== Directive ==
Please return exactly the run of lines that begins with the line containing "Generate a Python" and ends with the line containing "ax.set_axisbelow(True)", pictures excluded.

# START OF Data supplied

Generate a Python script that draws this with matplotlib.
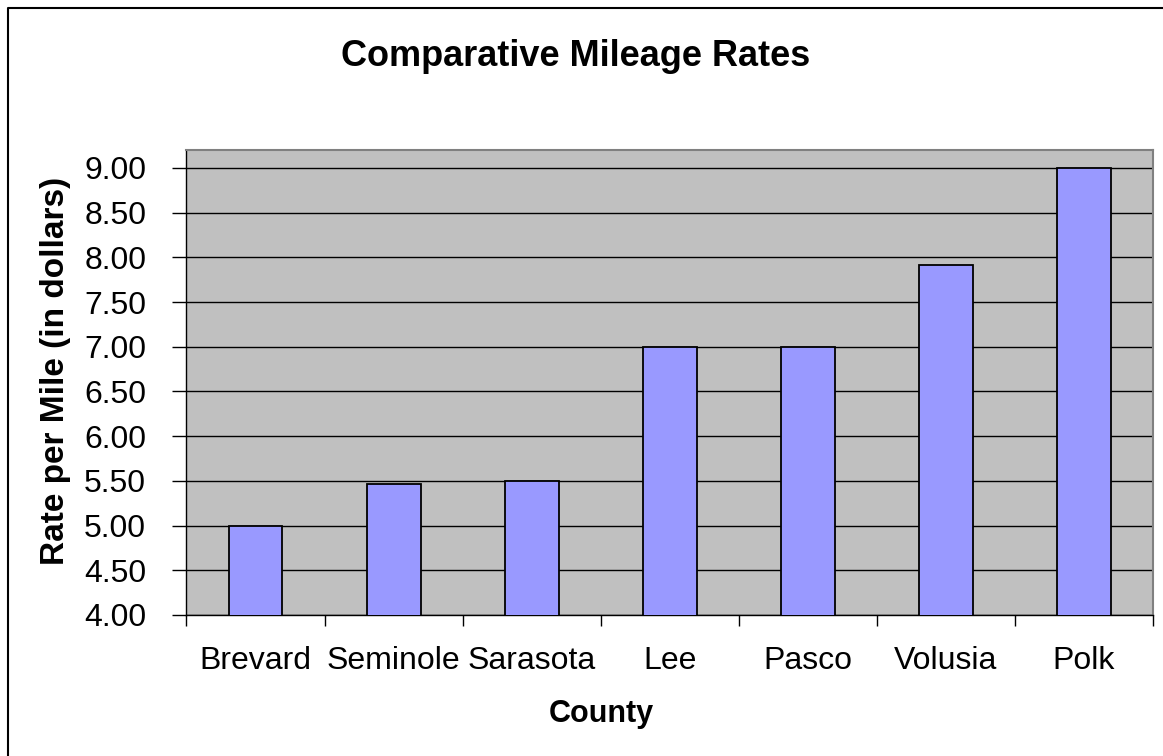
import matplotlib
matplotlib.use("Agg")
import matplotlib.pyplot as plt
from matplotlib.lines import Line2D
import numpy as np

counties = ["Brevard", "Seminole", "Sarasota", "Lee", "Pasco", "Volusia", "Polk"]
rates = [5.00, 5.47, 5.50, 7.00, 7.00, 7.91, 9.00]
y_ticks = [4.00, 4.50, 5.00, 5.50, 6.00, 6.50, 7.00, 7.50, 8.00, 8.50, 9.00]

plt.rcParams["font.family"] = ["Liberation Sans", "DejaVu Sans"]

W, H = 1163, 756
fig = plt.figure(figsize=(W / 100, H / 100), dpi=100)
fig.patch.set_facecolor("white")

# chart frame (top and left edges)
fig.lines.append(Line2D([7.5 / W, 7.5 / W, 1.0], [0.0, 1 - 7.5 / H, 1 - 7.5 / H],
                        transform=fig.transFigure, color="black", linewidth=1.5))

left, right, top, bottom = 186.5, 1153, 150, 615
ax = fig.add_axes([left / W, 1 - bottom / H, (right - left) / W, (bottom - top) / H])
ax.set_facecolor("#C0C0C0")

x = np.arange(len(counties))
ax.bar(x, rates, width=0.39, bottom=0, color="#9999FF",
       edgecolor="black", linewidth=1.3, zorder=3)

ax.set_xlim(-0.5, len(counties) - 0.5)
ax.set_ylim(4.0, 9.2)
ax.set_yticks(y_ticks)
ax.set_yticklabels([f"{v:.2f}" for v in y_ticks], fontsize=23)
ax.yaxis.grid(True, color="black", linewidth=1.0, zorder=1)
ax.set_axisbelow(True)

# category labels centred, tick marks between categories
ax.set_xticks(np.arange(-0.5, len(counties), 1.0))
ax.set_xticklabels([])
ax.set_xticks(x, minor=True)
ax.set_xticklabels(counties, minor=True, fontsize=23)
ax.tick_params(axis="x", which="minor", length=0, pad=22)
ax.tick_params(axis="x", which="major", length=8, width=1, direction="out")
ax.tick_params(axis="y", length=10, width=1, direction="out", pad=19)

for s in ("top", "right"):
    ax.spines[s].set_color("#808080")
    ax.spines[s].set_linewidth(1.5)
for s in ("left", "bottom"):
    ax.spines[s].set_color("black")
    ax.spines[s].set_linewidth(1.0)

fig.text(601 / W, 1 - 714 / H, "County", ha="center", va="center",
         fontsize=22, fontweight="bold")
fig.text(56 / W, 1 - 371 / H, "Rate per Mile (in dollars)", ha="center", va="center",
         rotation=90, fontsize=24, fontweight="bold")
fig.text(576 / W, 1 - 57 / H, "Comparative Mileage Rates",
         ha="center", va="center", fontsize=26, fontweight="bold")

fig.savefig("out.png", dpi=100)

# END OF Data supplied
# START OF Data supplied

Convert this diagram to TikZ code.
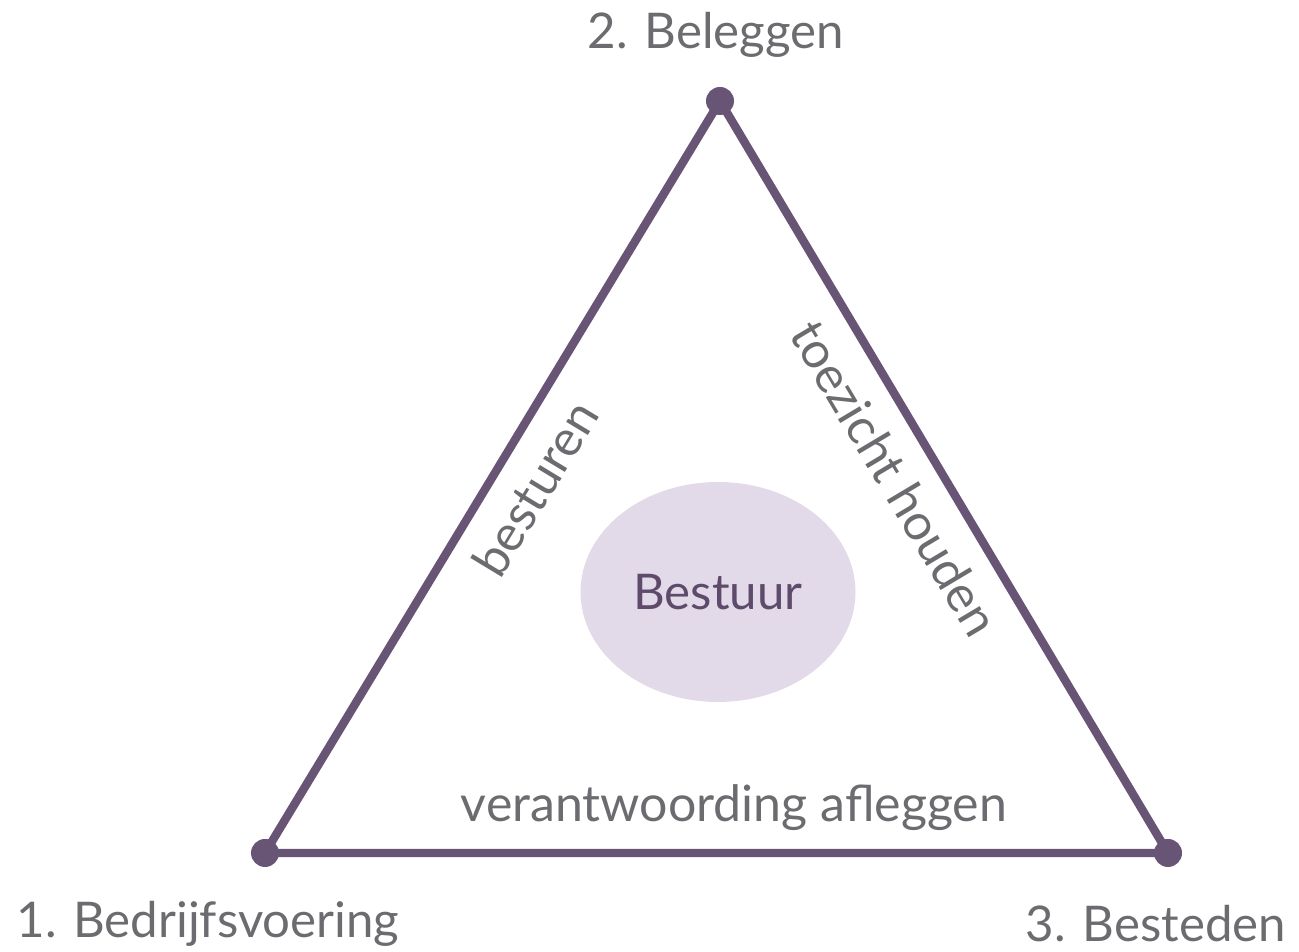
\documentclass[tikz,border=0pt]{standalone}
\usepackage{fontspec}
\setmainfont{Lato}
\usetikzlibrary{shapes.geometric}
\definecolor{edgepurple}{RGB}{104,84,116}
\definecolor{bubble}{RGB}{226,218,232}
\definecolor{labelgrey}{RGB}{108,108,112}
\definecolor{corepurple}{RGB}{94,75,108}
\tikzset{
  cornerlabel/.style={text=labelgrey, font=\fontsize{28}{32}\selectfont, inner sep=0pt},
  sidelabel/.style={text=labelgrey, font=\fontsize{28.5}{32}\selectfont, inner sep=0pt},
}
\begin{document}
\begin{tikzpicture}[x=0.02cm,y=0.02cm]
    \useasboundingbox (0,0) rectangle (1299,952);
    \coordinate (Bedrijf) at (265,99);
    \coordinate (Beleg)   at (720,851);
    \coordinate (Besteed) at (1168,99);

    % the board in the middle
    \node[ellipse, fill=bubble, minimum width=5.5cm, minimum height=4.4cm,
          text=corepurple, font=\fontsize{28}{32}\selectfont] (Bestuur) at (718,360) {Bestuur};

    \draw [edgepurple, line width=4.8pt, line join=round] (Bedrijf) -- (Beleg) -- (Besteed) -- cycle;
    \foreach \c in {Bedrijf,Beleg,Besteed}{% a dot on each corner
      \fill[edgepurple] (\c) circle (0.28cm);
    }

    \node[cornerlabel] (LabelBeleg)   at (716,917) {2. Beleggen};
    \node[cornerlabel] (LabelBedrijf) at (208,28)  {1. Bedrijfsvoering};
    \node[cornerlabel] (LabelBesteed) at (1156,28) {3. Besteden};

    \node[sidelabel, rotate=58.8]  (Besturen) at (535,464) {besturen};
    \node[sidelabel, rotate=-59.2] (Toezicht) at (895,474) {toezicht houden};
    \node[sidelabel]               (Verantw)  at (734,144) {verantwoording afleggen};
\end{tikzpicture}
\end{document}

# END OF Data supplied

== Answer for this exercise ==
Generate a Python script that draws this with matplotlib.
import matplotlib
matplotlib.use("Agg")
import matplotlib.pyplot as plt
from matplotlib.lines import Line2D
import numpy as np

counties = ["Brevard", "Seminole", "Sarasota", "Lee", "Pasco", "Volusia", "Polk"]
rates = [5.00, 5.47, 5.50, 7.00, 7.00, 7.91, 9.00]
y_ticks = [4.00, 4.50, 5.00, 5.50, 6.00, 6.50, 7.00, 7.50, 8.00, 8.50, 9.00]

plt.rcParams["font.family"] = ["Liberation Sans", "DejaVu Sans"]

W, H = 1163, 756
fig = plt.figure(figsize=(W / 100, H / 100), dpi=100)
fig.patch.set_facecolor("white")

# chart frame (top and left edges)
fig.lines.append(Line2D([7.5 / W, 7.5 / W, 1.0], [0.0, 1 - 7.5 / H, 1 - 7.5 / H],
                        transform=fig.transFigure, color="black", linewidth=1.5))

left, right, top, bottom = 186.5, 1153, 150, 615
ax = fig.add_axes([left / W, 1 - bottom / H, (right - left) / W, (bottom - top) / H])
ax.set_facecolor("#C0C0C0")

x = np.arange(len(counties))
ax.bar(x, rates, width=0.39, bottom=0, color="#9999FF",
       edgecolor="black", linewidth=1.3, zorder=3)

ax.set_xlim(-0.5, len(counties) - 0.5)
ax.set_ylim(4.0, 9.2)
ax.set_yticks(y_ticks)
ax.set_yticklabels([f"{v:.2f}" for v in y_ticks], fontsize=23)
ax.yaxis.grid(True, color="black", linewidth=1.0, zorder=1)
ax.set_axisbelow(True)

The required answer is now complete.